For his part, Conner was reluctant to absorb the accolades he received for any groundbreaking film concepts advanced in “A Movie.” In a 1976 interview, he admitted that the basic idea for his work was copied from the 1933 Marx Brothers classic “Duck Soup.”
“There’s a war going on and Groucho tells Harpo that we need help,” Conner recalled. “And he runs out and puts a ‘Help Wanted’ sign on the front of the building. Then you start seeing all these tanks, and airplanes, and soldiers, and porpoises, and giraffes – I don’t know – all sorts of creatures and things rushing to help them. After that I started thinking about all the things I could stick together in a sequence like that: elephants running, trains blowing up, cars going, cars crashing, and so on and so forth.”
Conner continued making films until his death in 2008. However, he prevented his films from being released in any home entertainment format. Some of this can be attributed to copyright concerns – a lot of the supposedly found footage and music in his films were copyright protected and used without authorization. However, “A Movie” and some of his other works are easy to locate online through unauthorized postings – a sweet irony, considering Conner’s plucking from the work of other people for his own compositions.

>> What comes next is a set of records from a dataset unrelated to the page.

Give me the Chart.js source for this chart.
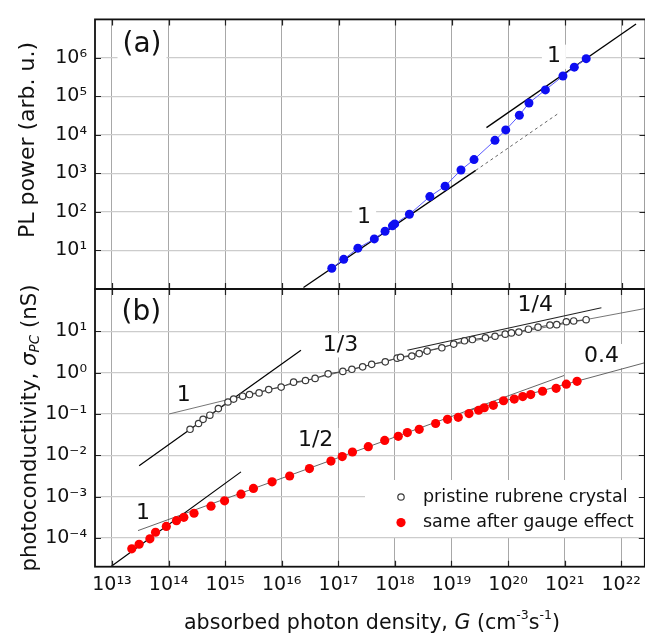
<!DOCTYPE html>
<html><head><meta charset="utf-8">
<script src="https://cdn.jsdelivr.net/npm/chart.js@4.4.0/dist/chart.umd.min.js"></script>
<style>
html,body{margin:0;padding:0;background:#fff;overflow:hidden;width:645px;height:640px}
.wrap{position:absolute;left:0;top:0;width:650px;height:640px}
</style></head><body>
<div class="wrap"><canvas id="cb" width="650" height="640"></canvas></div>
<div class="wrap"><canvas id="ca" width="650" height="640"></canvas></div>
<script>
// ---- tick exponents (powers of ten) ----
const xTickExps  = [13,14,15,16,17,18,19,20,21,22];
const plTickExps = [1,2,3,4,5,6];
const pcTickExps = [-4,-3,-2,-1,0,1];

// ---- panel (a): PL power, values as log10 ----
const plLogG     = [16.88,17.09,17.34,17.63,17.82,17.95,17.99,18.25,18.61,18.88,19.16,19.39,19.76,19.95,20.19,20.36,20.65,20.96,21.16,21.37];
const plLogPower = [0.54,0.77,1.06,1.30,1.50,1.64,1.69,1.94,2.40,2.67,3.09,3.36,3.86,4.13,4.51,4.83,5.17,5.53,5.76,5.98];

// ---- panel (b): photoconductivity (nS), log10 values ----
const pristineLogG  = [14.38,14.53,14.61,14.73,14.88,15.05,15.15,15.31,15.43,15.60,15.77,15.99,16.21,16.42,16.59,16.82,17.08,17.24,17.43,17.59,17.83,18.04,18.10,18.30,18.43,18.57,18.83,19.04,19.23,19.37,19.60,19.77,19.95,20.06,20.19,20.36,20.53,20.74,20.86,21.03,21.16,21.38];
const pristineLogPC = [-1.37,-1.23,-1.13,-1.03,-0.87,-0.71,-0.64,-0.57,-0.53,-0.49,-0.41,-0.35,-0.23,-0.19,-0.14,-0.03,0.03,0.08,0.14,0.20,0.26,0.35,0.37,0.40,0.46,0.52,0.60,0.69,0.77,0.80,0.84,0.88,0.93,0.96,0.98,1.05,1.10,1.15,1.16,1.23,1.25,1.28];
const gaugeLogG  = [13.35,13.48,13.67,13.77,13.96,14.14,14.27,14.45,14.75,14.99,15.28,15.50,15.83,16.14,16.49,16.87,17.07,17.25,17.53,17.82,18.06,18.22,18.43,18.72,18.93,19.12,19.31,19.48,19.58,19.74,19.92,20.11,20.26,20.40,20.61,20.85,21.03,21.22];
const gaugeLogPC = [-4.26,-4.15,-4.02,-3.86,-3.72,-3.58,-3.50,-3.40,-3.23,-3.10,-2.94,-2.80,-2.64,-2.50,-2.32,-2.14,-2.03,-1.92,-1.79,-1.64,-1.54,-1.45,-1.37,-1.23,-1.13,-1.08,-0.99,-0.91,-0.85,-0.79,-0.68,-0.64,-0.58,-0.53,-0.45,-0.38,-0.28,-0.21];

// ---- guide / fit lines [log10 G, log10 value] ----
const plFitLow     = [[16.38,0.04],[19.42,3.08]];
const plFitLowExt  = [[19.42,3.08],[20.90,4.58]];
const plFitHigh    = [[19.61,4.19],[22.25,6.88]];
const pcFitSteep   = [[13.48,-2.25],[16.34,0.54]];
const pcFitThird   = [[14.01,-1.00],[19.00,0.67]];
const pcFitQuarter = [[19.00,0.67],[22.42,1.55]];
const pcGuideQuarter = [[18.22,0.54],[21.65,1.57]];
const gaFitSteep   = [[12.99,-4.68],[15.28,-2.40]];
const gaFitHalf    = [[13.46,-3.82],[20.99,-0.07]];
const gaFit04      = [[19.30,-0.92],[22.42,0.24]];

// ---- annotation labels [text, log10 G, log10 y, size] ----
const plLabels = [["(a)",13.53,6.33,28],["1",17.45,1.87,22],["1",20.80,6.03,22]];
const pcLabels = [["(b)",13.52,1.44,28],["1",14.27,-0.55,22],["1/3",17.04,0.66,22],["1/4",20.48,1.63,22],["0.4",21.65,0.40,22],["1/2",16.60,-1.63,22],["1",13.55,-3.39,22]];
const seriesNames = ["pristine rubrene crystal","same after gauge effect"];

const X_RANGE = [12.70, 22.417];
const PL_RANGE = [0, 7.0];
const PC_RANGE = [-4.693, 2.022];

const FONT = '"DejaVu Sans", Verdana, sans-serif';
const SUP = {'0':'⁰','1':'¹','2':'²','3':'³','4':'⁴','5':'⁵','6':'⁶','7':'⁷','8':'⁸','9':'⁹','-':'⁻'};
const pow10Label = e => '10' + String(e).split('').map(c => SUP[c] || c).join('');
const pts = (xs, ys) => xs.map((v, i) => ({x: 10 ** v, y: 10 ** ys[i]}));
const seg = arr => arr.map(p => ({x: 10 ** p[0], y: 10 ** p[1]}));

function lineDs(data, color, width, dash) {
  return {data: seg(data), showLine: true, pointRadius: 0, borderColor: color, borderWidth: width,
          borderDash: dash || [], order: 2, tension: 0};
}

function xScale(showTicks, h) {
  return {type: 'logarithmic', position: 'bottom', min: 10 ** X_RANGE[0], max: 10 ** X_RANGE[1],
    afterBuildTicks: s => { s.ticks = xTickExps.map(e => ({value: 10 ** e})); },
    afterFit: s => { s.height = h; },
    grid: {color: '#a8a8a8', lineWidth: 1, drawTicks: false},
    border: {display: false},
    ticks: {display: showTicks, padding: 7, autoSkip: false, maxRotation: 0, color: '#111',
      font: {family: FONT, size: 19},
      callback: v => pow10Label(Math.round(Math.log10(v)))}
  };
}
function yScale(range, exps) {
  return {type: 'logarithmic', position: 'left', min: 10 ** range[0], max: 10 ** range[1],
    afterBuildTicks: s => { s.ticks = exps.map(e => ({value: 10 ** e})); },
    afterFit: s => { s.width = 95; },
    grid: {color: '#cccccc', lineWidth: 1.3, drawTicks: false},
    border: {display: false},
    ticks: {padding: 8, color: '#111', font: {family: FONT, size: 19},
      callback: v => pow10Label(Math.round(Math.log10(v)))}
  };
}

function richText(ctx, parts, cx, cy) {
  let total = 0;
  parts.forEach(p => { ctx.font = p.f; p.w = ctx.measureText(p.t).width; total += p.w; });
  let x = cx - total / 2;
  ctx.textAlign = 'left'; ctx.textBaseline = 'middle';
  parts.forEach(p => { ctx.font = p.f; ctx.fillText(p.t, x, cy + (p.dy || 0)); x += p.w; });
}

const decor = {
  id: 'decor',
  beforeDatasetsDraw(chart, args, opts) {
    const ctx = chart.ctx, xs = chart.scales.x, ys = chart.scales.y, a = chart.chartArea;
    ctx.save();
    (opts.labels || []).forEach(l => {
      ctx.font = l[3] + 'px ' + FONT;
      const px = xs.getPixelForValue(10 ** l[1]), py = ys.getPixelForValue(10 ** l[2]);
      const w = ctx.measureText(l[0]).width;
      ctx.fillStyle = '#fff';
      ctx.fillRect(px - w / 2 - 5, py - l[3] * 0.55, w + 10, l[3] * 1.1);
      ctx.fillStyle = '#111'; ctx.textAlign = 'center'; ctx.textBaseline = 'middle';
      ctx.fillText(l[0], px, py);
    });
    if (opts.legend) {
      const lx = a.left + 270, ly = a.top + 191;
      ctx.fillStyle = '#fff';
      ctx.fillRect(lx, ly, a.right - lx, 57);
      const ds = chart.data.datasets;
      [0, 1].forEach(i => {
        const y = ly + 17 + i * 25.6, mx = lx + 36;
        ctx.beginPath(); ctx.arc(mx, y, ds[i].pointRadius, 0, Math.PI * 2);
        ctx.fillStyle = ds[i].pointBackgroundColor; ctx.fill();
        if (ds[i].pointBorderWidth) { ctx.lineWidth = ds[i].pointBorderWidth; ctx.strokeStyle = ds[i].pointBorderColor; ctx.stroke(); }
        ctx.fillStyle = '#111'; ctx.font = '17.5px ' + FONT; ctx.textAlign = 'left'; ctx.textBaseline = 'middle';
        ctx.fillText(ds[i].label, lx + 58, y);
      });
    }
    ctx.restore();
  },
  afterDraw(chart, args, opts) {
    const ctx = chart.ctx, a = chart.chartArea, xs = chart.scales.x, ys = chart.scales.y;
    ctx.save();
    ctx.strokeStyle = '#222'; ctx.lineWidth = 1.2;
    ctx.beginPath();
    xs.ticks.forEach(t => { const p = Math.round(xs.getPixelForValue(t.value)) + 0.5;
      ctx.moveTo(p, a.top); ctx.lineTo(p, a.top + 6); ctx.moveTo(p, a.bottom); ctx.lineTo(p, a.bottom - 6); });
    ys.ticks.forEach(t => { const p = Math.round(ys.getPixelForValue(t.value)) + 0.5;
      ctx.moveTo(a.left, p); ctx.lineTo(a.left + 6, p); ctx.moveTo(a.right, p); ctx.lineTo(a.right - 6, p); });
    ctx.stroke();
    ctx.strokeStyle = '#111'; ctx.lineWidth = 1.8;
    ctx.strokeRect(a.left, a.top, a.right - a.left, a.bottom - a.top);
    ctx.fillStyle = '#111';
    (opts.titles || []).forEach(t => {
      ctx.save(); ctx.translate(t.x, t.y); if (t.rot) ctx.rotate(-Math.PI / 2);
      richText(ctx, t.parts, 0, 0); ctx.restore();
    });
    ctx.restore();
  }
};

const F22 = '22px ' + FONT;
const FB = '21.3px ' + FONT, IB = 'italic 21.3px ' + FONT;
const FX = '20.6px ' + FONT, IX = 'italic 20.6px ' + FONT;

new Chart(document.getElementById('ca'), {
  type: 'scatter',
  data: {datasets: [
    {label: 'PL power', data: pts(plLogG, plLogPower), showLine: true, borderColor: '#5a5aff', borderWidth: 1,
     pointRadius: 4.5, pointBackgroundColor: '#0d0df2', pointBorderWidth: 0, order: 0},
    lineDs(plFitLow, '#000', 1.3),
    lineDs(plFitLowExt, '#666', 1, [3, 3]),
    lineDs(plFitHigh, '#000', 1.3)
  ]},
  options: {
    responsive: false, animation: false, devicePixelRatio: 1,
    layout: {padding: {left: 0, right: 3, top: 11, bottom: 351}},
    scales: {x: xScale(false, 0), y: yScale(PL_RANGE, plTickExps)},
    plugins: {legend: {display: false}, tooltip: {enabled: false},
      decor: {labels: plLabels,
        titles: [{x: 28, y: 140, rot: true, parts: [{t: 'PL power (arb. u.)', f: F22}]}]}}
  },
  plugins: [decor]
});

new Chart(document.getElementById('cb'), {
  type: 'scatter',
  data: {datasets: [
    {label: seriesNames[0], data: pts(pristineLogG, pristineLogPC), showLine: true, borderColor: '#444', borderWidth: 1,
     pointRadius: 3.2, pointBackgroundColor: '#fff', pointBorderColor: '#3a3a3a', pointBorderWidth: 1.2, order: 0},
    {label: seriesNames[1], data: pts(gaugeLogG, gaugeLogPC), showLine: false,
     pointRadius: 4.6, pointBackgroundColor: '#ff0000', pointBorderWidth: 0, order: 0},
    lineDs(pcFitSteep, '#000', 1.2),
    lineDs(pcFitThird, '#666', 0.9),
    lineDs(pcFitQuarter, '#666', 0.9),
    lineDs(pcGuideQuarter, '#222', 1.1),
    lineDs(gaFitSteep, '#000', 1.2),
    lineDs(gaFitHalf, '#555', 0.9),
    lineDs(gaFit04, '#555', 0.9)
  ]},
  options: {
    responsive: false, animation: false, devicePixelRatio: 1,
    layout: {padding: {left: 0, right: 3, top: 289, bottom: 0}},
    scales: {x: xScale(true, 73.3), y: yScale(PC_RANGE, pcTickExps)},
    plugins: {legend: {display: false}, tooltip: {enabled: false},
      decor: {labels: pcLabels, legend: true,
        titles: [
          {x: 30, y: 428, rot: true, parts: [
            {t: 'photoconductivity, ', f: FB}, {t: 'σ', f: IB},
            {t: 'PC', f: 'italic 13.5px ' + FONT, dy: 5}, {t: ' (nS)', f: FB}]},
          {x: 372, y: 624, rot: false, parts: [
            {t: 'absorbed photon density, ', f: FX}, {t: 'G', f: IX}, {t: ' (cm', f: FX},
            {t: '-3', f: '12.5px ' + FONT, dy: -8}, {t: 's', f: FX},
            {t: '-1', f: '12.5px ' + FONT, dy: -8}, {t: ')', f: FX}]}
        ]}}
  },
  plugins: [decor]
});
</script>
</body></html>
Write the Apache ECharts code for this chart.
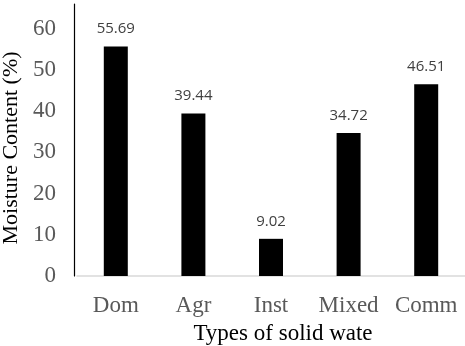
<!DOCTYPE html>
<html>
<head>
<meta charset="utf-8">
<script src="https://cdn.jsdelivr.net/npm/echarts@6/dist/echarts.min.js"></script>
<style>
  html, body { margin: 0; padding: 0; background: #fff; }
  #chart { width: 465px; height: 346px; }
</style>
</head>
<body>
<div id="chart"></div>
<script>
// 数据
var categories = ["Dom", "Agr", "Inst", "Mixed", "Comm"];
var moisture = [55.69, 39.44, 9.02, 34.72, 46.51];
var yTicks = [0, 10, 20, 30, 40, 50, 60];

var serif = "'Liberation Serif', 'DejaVu Serif', serif";

var myChart = echarts.init(document.getElementById("chart"));
myChart.setOption({
  animation: false,
  grid: { left: 77, right: 0, top: 4, bottom: 70, outerBoundsMode: "none" },
  xAxis: {
    type: "category",
    data: categories,
    name: "Types of solid wate",
    nameLocation: "middle",
    nameGap: 46,
    nameTextStyle: { fontFamily: serif, fontSize: 23, color: "#000", padding: [0, 0, 0, 24] },
    axisLine: { lineStyle: { color: "#d9d9d9", width: 1.5 } },
    axisTick: { show: false },
    axisLabel: { interval: 0, fontFamily: serif, fontSize: 23, color: "#595959", margin: 18 }
  },
  yAxis: {
    type: "value",
    min: 0,
    max: 66,
    interval: 10,
    offset: 3,
    name: "Moisture Content (%)",
    nameLocation: "middle",
    nameGap: 47,
    nameTextStyle: { fontFamily: serif, fontSize: 22, color: "#000", padding: [0, 16, 0, 0] },
    axisLine: { show: true, lineStyle: { color: "#000", width: 1.2 } },
    axisTick: { show: false },
    splitLine: { show: false },
    axisLabel: {
      fontFamily: serif,
      fontSize: 23,
      color: "#595959",
      margin: 18,
      showMaxLabel: false,
      formatter: function (v) { return yTicks.indexOf(v) >= 0 ? String(v) : ""; }
    }
  },
  series: [{
    type: "bar",
    data: moisture,
    barWidth: 24,
    itemStyle: { color: "#000" },
    label: {
      show: true,
      position: "top",
      distance: 10,
      fontFamily: "'Open Sans', 'Noto Sans', sans-serif",
      fontSize: 15,
      color: "#404040",
      formatter: function (p) { return p.value.toFixed(2); }
    }
  }]
});
</script>
</body>
</html>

IMPORTANT NOTICE: The unauthorized duplication and distribution of copyright-protected material, either for crass commercial purposes or profit-free s***s and giggles, is not something that the entertainment industry appreciates. On occasion, law enforcement personnel boost their arrest quotas by collaring cheery cinephiles engaged in such activities. So if you are going to copy and distribute bootleg material, a word to the wise: don’t get caught. Oddly, the purchase and ownership of bootleg DVDs is perfectly legal. Go figure!